Evel, “Crepuscolare”: la recensione
Si chiama Crepuscolare il nuovo lavoro degli Evel, band nata nel 2011 con un paio di ep alle spalle. Il loro alternative rock è cantato rigorosamente in italiano è condensato in nove tracce che fanno chiaro riferimento alle sonorità anni Novanta.
Evel traccia per traccia
Il disco si apre con un’energica e molto ricca di vitalità e di drumming Non appartiene a me. Per contrasto, ecco poi Requiem, che pure si dimostra rumorosa e molto impregnata di sensazioni in diretta relazione con il rock italiano degli anni Novanta (ma anche con riferimenti al cinema horror d’antan).
Come un disco dei Misfits si apre fischiettando, ma l’umore non sembra proprio dei più allegri: chitarra protagonista e qualche sbalzo qui e là per una canzone dall’andamento non rettilineo, con un pizzico di teatralità.
Giulia si assoggetta a qualche influenza punk e presenta di nuovo un percorso piuttosto sghembo. Il Mostro prova a rimettere le cose in ordine, sempre con una buona struttura costruita dal drumming. Il pezzo prende pieghe piuttosto acide anche grazie al cantato. A proposito di acidità, sarebbe da misurare il pH de L’Urlo, che raggiunge vette singolari nel campo, accompagnando il tutto con rancore e chitarre.
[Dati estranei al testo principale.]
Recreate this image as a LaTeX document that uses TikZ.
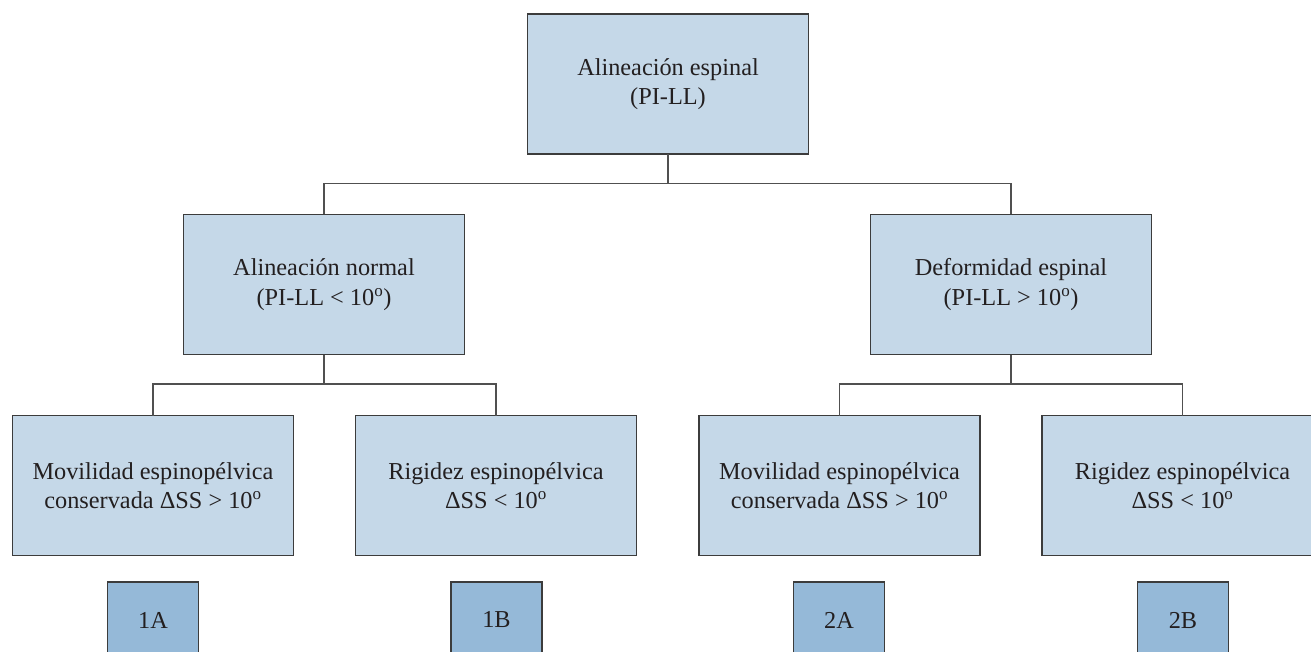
\documentclass[tikz,border=0pt]{standalone}
\usepackage{fontspec}
\setmainfont{Liberation Serif}
\definecolor{boxfill}{HTML}{C5D8E8}
\definecolor{labfill}{HTML}{95B9D8}
\definecolor{edge}{HTML}{3C3C3C}
\definecolor{conn}{HTML}{505050}
\definecolor{ink}{HTML}{231F20}
\begin{document}
\begin{tikzpicture}[x=1pt,y=-1pt,
  catbox/.style={draw=edge,fill=boxfill,line width=1.6pt,minimum width=281pt,minimum height=140pt,inner sep=0pt,outer sep=0pt,align=center,font=\fontsize{24.3}{29.5}\selectfont,text=ink},
  labbox/.style={draw=edge,fill=labfill,line width=1.6pt,minimum width=91pt,minimum height=76pt,inner sep=0pt,outer sep=0pt,anchor=north,font=\fontsize{24.3}{28}\selectfont,text=ink},
  conline/.style={draw=conn,line width=1.4pt}]
\useasboundingbox (0,0) rectangle (1311,652);
\clip (0,0) rectangle (1311,652);
\node[catbox] (top) at (668,84) {Alineación espinal\\(PI-LL)};
\node[catbox] (midL) at (324,284.5) {Alineación normal\\(PI-LL < 10\textsuperscript{o})};
\node[catbox] (midR) at (1011,284.5) {Deformidad espinal\\(PI-LL > 10\textsuperscript{o})};
\node[catbox] (b1) at (153,485.5) {Movilidad espinopélvica\\conservada ΔSS > 10\textsuperscript{o}};
\node[catbox] (b2) at (496,485.5) {Rigidez espinopélvica\\ΔSS < 10\textsuperscript{o}};
\node[catbox] (b3) at (839.5,485.5) {Movilidad espinopélvica\\conservada ΔSS > 10\textsuperscript{o}};
\node[catbox] (b4) at (1182.5,485.5) {Rigidez espinopélvica\\ΔSS < 10\textsuperscript{o}};
\node[labbox] (l1) at (153,582) {1A};
\node[labbox] (l2) at (496.5,582) {1B};
\node[labbox] (l3) at (839,582) {2A};
\node[labbox] (l4) at (1183,582) {2B};
\coordinate (j0) at (668,183.5);
\coordinate (jL) at (324,384);
\coordinate (jR) at (1011,384);
\draw[conline] (top.south) -- (j0);
\draw[conline] (midL.north) -- (midL.north |- j0) -- (midR.north |- j0) -- (midR.north);
\draw[conline] (midL.south) -- (jL);
\draw[conline] (b1.north) -- (b1.north |- jL) -- (b2.north |- jL) -- (b2.north);
\draw[conline] (midR.south) -- (jR);
\draw[conline] (b3.north) -- (b3.north |- jR) -- (b4.north |- jR) -- (b4.north);
\end{tikzpicture}
\end{document}
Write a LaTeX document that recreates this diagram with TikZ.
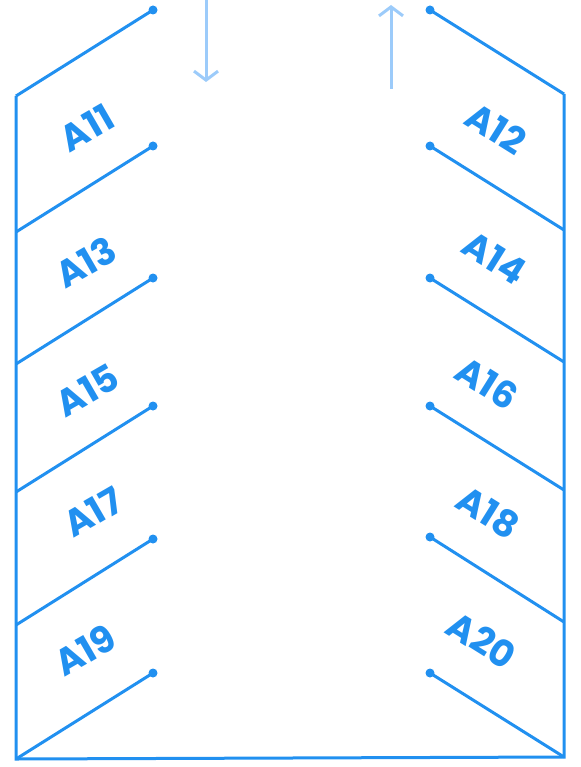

Picchia duro anche Giuda (il primo uomo dalla Luna), strana storia tra il biblico e il fantascientifico, con cori e chitarre aggressive. La Cava delle Bestie rilancia discorsi arrabbiati, mentre la chiusura è affidata a Trinitrotoluene e Lime (titolo evidentemente ideato per mettere in difficoltà i recensori) che rinnova l’atteggiamento narrativo della band, sempre accoppiato con sonorità dure e senza compromessi.
Disco carico di significati e di tensioni sfogate con una certa forza, quello degli Evel. C’è anche qualche guizzo di originalità ma soprattutto a convincere è la sostanza trasmessa grazie a canzoni molto compatte.